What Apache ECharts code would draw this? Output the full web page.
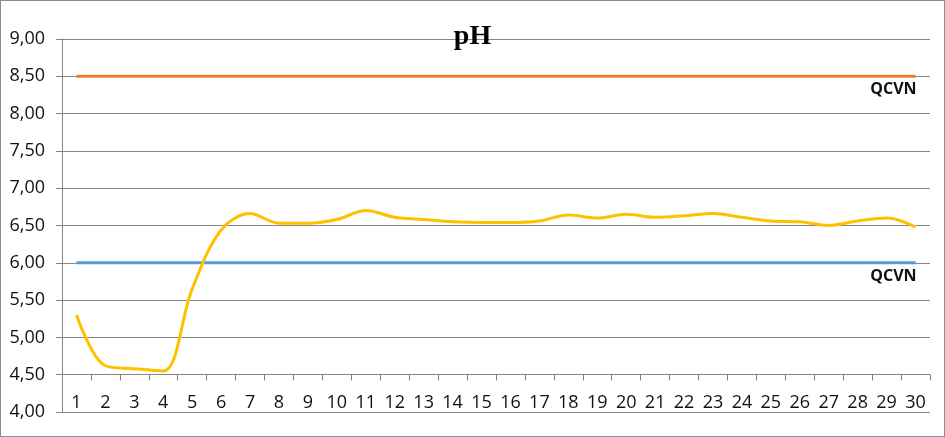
<!DOCTYPE html>
<html>
<head>
<meta charset="utf-8">
<script src="https://cdn.jsdelivr.net/npm/echarts@6/dist/echarts.min.js"></script>
<style>
html,body{margin:0;padding:0;background:#fff;}
#chart{width:945px;height:437px;box-sizing:border-box;border:1px solid #8c8c8c;}
</style>
</head>
<body>
<div id="chart"></div>
<script>
const categories = [1,2,3,4,5,6,7,8,9,10,11,12,13,14,15,16,17,18,19,20,21,22,23,24,25,26,27,28,29,30].map(String);
const phValues = [5.30,4.62,4.58,4.55,5.65,6.44,6.66,6.53,6.53,6.58,6.70,6.61,6.58,6.55,6.54,6.54,6.56,6.64,6.60,6.65,6.61,6.63,6.66,6.61,6.56,6.55,6.50,6.56,6.60,6.48];
const qcvnUpper = categories.map(() => 8.5);
const qcvnLower = categories.map(() => 6.0);
const limitLabel = 'QCVN';
const titleText = 'pH';

function withEndLabel(arr) {
  return arr.map((v, i) => i === arr.length - 1 ? {
    value: v,
    symbolSize: 1,
    label: {
      show: true, formatter: limitLabel, position: 'bottom', align: 'right',
      distance: 5, offset: [1, 0], fontFamily: 'Open Sans', fontWeight: 'bold', fontSize: 16, color: '#111'
    }
  } : v);
}

const chart = echarts.init(document.getElementById('chart'));
chart.setOption({
  animation: false,
  title: {
    text: titleText, left: 'center', top: 17,
    textStyle: {fontFamily: 'Liberation Serif', fontWeight: 'bold', fontSize: 28, color: '#000'}
  },
  grid: {left: 61, right: 14, top: 38, bottom: 24, containLabel: false},
  xAxis: {
    type: 'category', data: categories, boundaryGap: true, offset: -37.5,
    axisLine: {show: true, onZero: false, lineStyle: {color: '#868686', width: 1}},
    axisTick: {show: true, length: 6, lineStyle: {color: '#868686'}},
    axisLabel: {fontFamily: 'Open Sans', fontSize: 18, color: '#111', margin: 19, interval: 0},
    splitLine: {show: false}
  },
  yAxis: {
    type: 'value', min: 4, max: 9, interval: 0.5,
    axisLine: {show: true, lineStyle: {color: '#868686', width: 1}},
    axisTick: {show: true, length: 6, lineStyle: {color: '#868686'}},
    axisLabel: {
      fontFamily: 'Open Sans', fontSize: 18, color: '#111', margin: 17,
      formatter: v => v.toFixed(2).replace('.', ',')
    },
    splitLine: {show: true, lineStyle: {color: '#868686', width: 1}}
  },
  series: [
    {
      type: 'line', data: withEndLabel(qcvnUpper), symbol: 'circle', symbolSize: 0, showSymbol: true,
      itemStyle: {color: '#ED7D31'}, lineStyle: {color: '#ED7D31', width: 3}, silent: true, z: 3
    },
    {
      type: 'line', data: withEndLabel(qcvnLower), symbol: 'circle', symbolSize: 0, showSymbol: true,
      itemStyle: {color: '#5B9BD5'}, lineStyle: {color: '#5B9BD5', width: 3}, silent: true, z: 3
    },
    {
      type: 'line', data: phValues, smooth: 0.35, symbol: 'none',
      lineStyle: {color: '#FFC000', width: 3}, z: 4
    }
  ]
});
</script>
</body>
</html>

·····

Exercise prompt =>
Repeat the lines above exactly, and keep every picture out.

Expected answer =>
What Apache ECharts code would draw this? Output the full web page.
<!DOCTYPE html>
<html>
<head>
<meta charset="utf-8">
<script src="https://cdn.jsdelivr.net/npm/echarts@6/dist/echarts.min.js"></script>
<style>
html,body{margin:0;padding:0;background:#fff;}
#chart{width:945px;height:437px;box-sizing:border-box;border:1px solid #8c8c8c;}
</style>
</head>
<body>
<div id="chart"></div>
<script>
const categories = [1,2,3,4,5,6,7,8,9,10,11,12,13,14,15,16,17,18,19,20,21,22,23,24,25,26,27,28,29,30].map(String);
const phValues = [5.30,4.62,4.58,4.55,5.65,6.44,6.66,6.53,6.53,6.58,6.70,6.61,6.58,6.55,6.54,6.54,6.56,6.64,6.60,6.65,6.61,6.63,6.66,6.61,6.56,6.55,6.50,6.56,6.60,6.48];
const qcvnUpper = categories.map(() => 8.5);
const qcvnLower = categories.map(() => 6.0);
const limitLabel = 'QCVN';
const titleText = 'pH';

function withEndLabel(arr) {
  return arr.map((v, i) => i === arr.length - 1 ? {
    value: v,
    symbolSize: 1,
    label: {
      show: true, formatter: limitLabel, position: 'bottom', align: 'right',
      distance: 5, offset: [1, 0], fontFamily: 'Open Sans', fontWeight: 'bold', fontSize: 16, color: '#111'
    }
  } : v);
}

const chart = echarts.init(document.getElementById('chart'));
chart.setOption({
  animation: false,
  title: {
    text: titleText, left: 'center', top: 17,
    textStyle: {fontFamily: 'Liberation Serif', fontWeight: 'bold', fontSize: 28, color: '#000'}
  },
  grid: {left: 61, right: 14, top: 38, bottom: 24, containLabel: false},
  xAxis: {
    type: 'category', data: categories, boundaryGap: true, offset: -37.5,
    axisLine: {show: true, onZero: false, lineStyle: {color: '#868686', width: 1}},
    axisTick: {show: true, length: 6, lineStyle: {color: '#868686'}},
    axisLabel: {fontFamily: 'Open Sans', fontSize: 18, color: '#111', margin: 19, interval: 0},
    splitLine: {show: false}
  },
  yAxis: {
    type: 'value', min: 4, max: 9, interval: 0.5,
    axisLine: {show: true, lineStyle: {color: '#868686', width: 1}},
    axisTick: {show: true, length: 6, lineStyle: {color: '#868686'}},
    axisLabel: {
      fontFamily: 'Open Sans', fontSize: 18, color: '#111', margin: 17,
      formatter: v => v.toFixed(2).replace('.', ',')
    },
    splitLine: {show: true, lineStyle: {color: '#868686', width: 1}}
  },
  series: [
    {
      type: 'line', data: withEndLabel(qcvnUpper), symbol: 'circle', symbolSize: 0, showSymbol: true,
      itemStyle: {color: '#ED7D31'}, lineStyle: {color: '#ED7D31', width: 3}, silent: true, z: 3
    },
    {
      type: 'line', data: withEndLabel(qcvnLower), symbol: 'circle', symbolSize: 0, showSymbol: true,
      itemStyle: {color: '#5B9BD5'}, lineStyle: {color: '#5B9BD5', width: 3}, silent: true, z: 3
    },
    {
      type: 'line', data: phValues, smooth: 0.35, symbol: 'none',
      lineStyle: {color: '#FFC000', width: 3}, z: 4
    }
  ]
});
</script>
</body>
</html>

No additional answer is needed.